Studio album by B.G.
- Released: November 21, 2000
- Recorded: 1999–2000
- Studios: Cash Money Studios; Circle House Studios (Miami, FL);
- Genres: Southern hip-hop; gangsta rap;
- Length: 1:15:10
- Labels: Cash Money; Universal;
- Producer: Mannie Fresh

B.G. chronology
| Chopper City in the Ghetto (1999) | Checkmate (2000) | Livin' Legend (2003) |

Singles from Checkmate
- "I Know" Released: October 31, 2000; "X & Henne" Released: 2000; "Bounce With Me" Released: May 8, 2001;

= Checkmate (B.G. album) =

Checkmate is the fifth solo studio album by American rapper B.G.. It was released on November 21, 2000 via Cash Money/Universal Records, marking his final release for the label.

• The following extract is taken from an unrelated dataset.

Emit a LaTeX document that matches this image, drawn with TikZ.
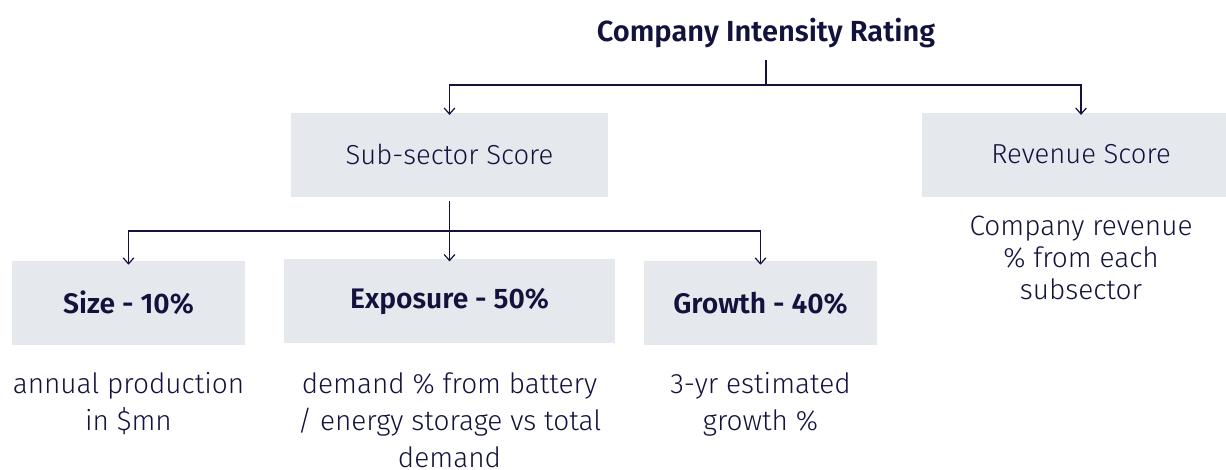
\documentclass[tikz,border=0pt]{standalone}
\usepackage{fontspec}
\setmainfont{Fira Sans Light}[BoldFont={Fira Sans SemiBold}]
\usepackage{tikz}
\usetikzlibrary{positioning,arrows.meta}
\usepackage{xcolor}
\definecolor{navy}{HTML}{12123D}
\definecolor{boxgray}{HTML}{E5E9ED}

\begin{document}
\begin{tikzpicture}[x=0.75pt,y=-0.75pt,font=\fontsize{20.6}{24}\selectfont,text=navy,
box/.style={fill=boxgray, draw=none, minimum height=63pt, inner sep=0pt},
wide/.style={box, minimum width=238pt},
narrow/.style={box, minimum width=174.75pt},
note/.style={align=center, inner sep=0pt, anchor=base},
link/.style={draw=navy, line width=0.9pt, -{Straight Barb[length=4.5pt,width=8pt]}}]
\useasboundingbox (0,0) rectangle (1226,469);
% top level
\node[font=\fontsize{21.8}{24}\selectfont\bfseries, anchor=base] (rating) at (766,41) {Company Intensity Rating};
\node[wide] (sub) at (449.5,154.5) {Sub-sector Score};
\node[wide] (rev) at (1081,154.5) {Revenue Score};
% second level
\node[narrow,font=\fontsize{21.2}{24}\selectfont] (size) at (128.5,303) {\bfseries Size - 10\%};
\node[box, minimum width=248.25pt,font=\fontsize{21.2}{24}\selectfont] (expo) at (449.5,301) {\bfseries Exposure - 50\%};
\node[narrow,font=\fontsize{21.2}{24}\selectfont] (growth) at (760.5,303) {\bfseries Growth - 40\%};
% descriptions (base = last line)
\node[note, font=\fontsize{21}{24}\selectfont] (revtxt) at (1081,299) {Company revenue\\\% from each\\subsector};
\node[note, font=\fontsize{21}{27.75}\selectfont] (sizetxt) at (128.5,430) {annual production\\in \$mn};
\node[note, font=\fontsize{21}{27.75}\selectfont] (expotxt) at (449.5,467) {demand \% from battery\\/ energy storage vs total\\demand};
\node[note, font=\fontsize{21}{27.75}\selectfont] (growtxt) at (760.5,430) {3-yr estimated\\growth \%};
% connectors
\coordinate (top) at (766,60);
\coordinate (topbar) at (766,85);
\draw[link] (top) -- (topbar) -| ([yshift=-2pt]sub.north);
\draw[link] (topbar) -| ([yshift=-2pt]rev.north);
\coordinate (midbar) at (449.5,231);
\draw[link] ([yshift=-3pt]sub.south) -- ([yshift=-2pt]expo.north);
\draw[link] (midbar) -| ([yshift=-3pt]size.north);
\draw[link] (midbar) -| ([yshift=-3pt]growth.north);
\end{tikzpicture}
\end{document}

Recording sessions took place at Cash Money Studios and at Circle House Studios in Miami. Produced by Mannie Fresh, it features guest appearances from the Hot Boys and the Big Tymers. In the United States, the album debuted at number 21 on the Billboard 200 and number 5 on the Top R&B/Hip-Hop Albums charts with over 128,000 copies sold in its first week. It was certified gold by the Recording Industry Association of America on December 19, 2000 for selling 500,000 units in the US alone.

Professional ratings
Review scores
| Source | Rating |
| AllMusic | Star Half star |
| Rolling Stone | Star |

==Track listing==

| No. | Title | Length |
|---|---|---|
| 1. | "Big Tymers" | 2:20 |
| 2. | "To My People" | 4:29 |
| 3. | "Gun Slinger" | 4:25 |
| 4. | "U Know How We Do" (featuring Lil Wayne) | 4:32 |
| 5. | "What's That Smell" (featuring Turk) | 3:56 |
| 6. | "This N____ Die" | 4:31 |
| 7. | "Change the World" (featuring Hot Boys and Big Tymers) | 4:38 |
| 8. | "Tyma Talkin'" | 0:31 |
| 9. | "Hennessy & XTC" (featuring Big Tymers) | 4:41 |
| 10. | "Tyma Talkin'" | 0:51 |
| 11. | "Press One" | 4:12 |
| 12. | "Jungle" | 4:37 |
| 13. | "I Know" (featuring Lil Wayne) | 3:53 |
| 14. | "Bounce with Me" | 4:54 |
| 15. | "Get in Line" (featuring Juvenile) | 3:58 |
| 16. | "Run with My Chopper" | 4:02 |
| 17. | "Tyma Talkin'" | 0:55 |
| 18. | "Problems" | 4:59 |
| 19. | "Ah Ha ..." | 3:52 |
| 20. | "He Used 2 Be a Man" | 4:54 |
| Total length: |  | 1:15:10 |

==Personnel==
- Christopher "B.G." Dorsey – vocals
- Dwayne "Lil' Wayne" Carter, Jr. – vocals
- Tab "Turk" Virgil, Jr. – vocals
- Terius "Juvenile" Gray – vocals
- Bryan "Baby" Williams – vocals, executive producer
- Byron "Mannie Fresh" Thomas – vocals, keyboards, producer, mixing, engineering
- Unplugged – vocals
- Rick "The Man" Marcel – lead bass
- Terrence "Bearwolfe" Williams – keyboards assistant
- Ray Seay – mixing, engineering
- Chris Gehringer – mastering
- Ronald "Slim" Williams – executive producer
- Pen & Pixel Graphics – artwork
- Dino Delvaille – A&R
- Elaine Lee – A&R assistant

==Charts==

===Weekly charts===

| Chart (2000) | Peak position |
|---|---|
| US Billboard 200 | 21 |
| US Top R&B/Hip-Hop Albums (Billboard) | 5 |

===Year-end charts===

| Chart (2001) | Position |
|---|---|
| US Billboard 200 Albums | 185 |
| US Top R&B/Hip-Hop Albums (Billboard) | 58 |

==Certifications==

| Region | Certification | Certified units/sales |
| United States (RIAA) | Gold | 500,000^{^} |
^{^} Shipments figures based on certification alone.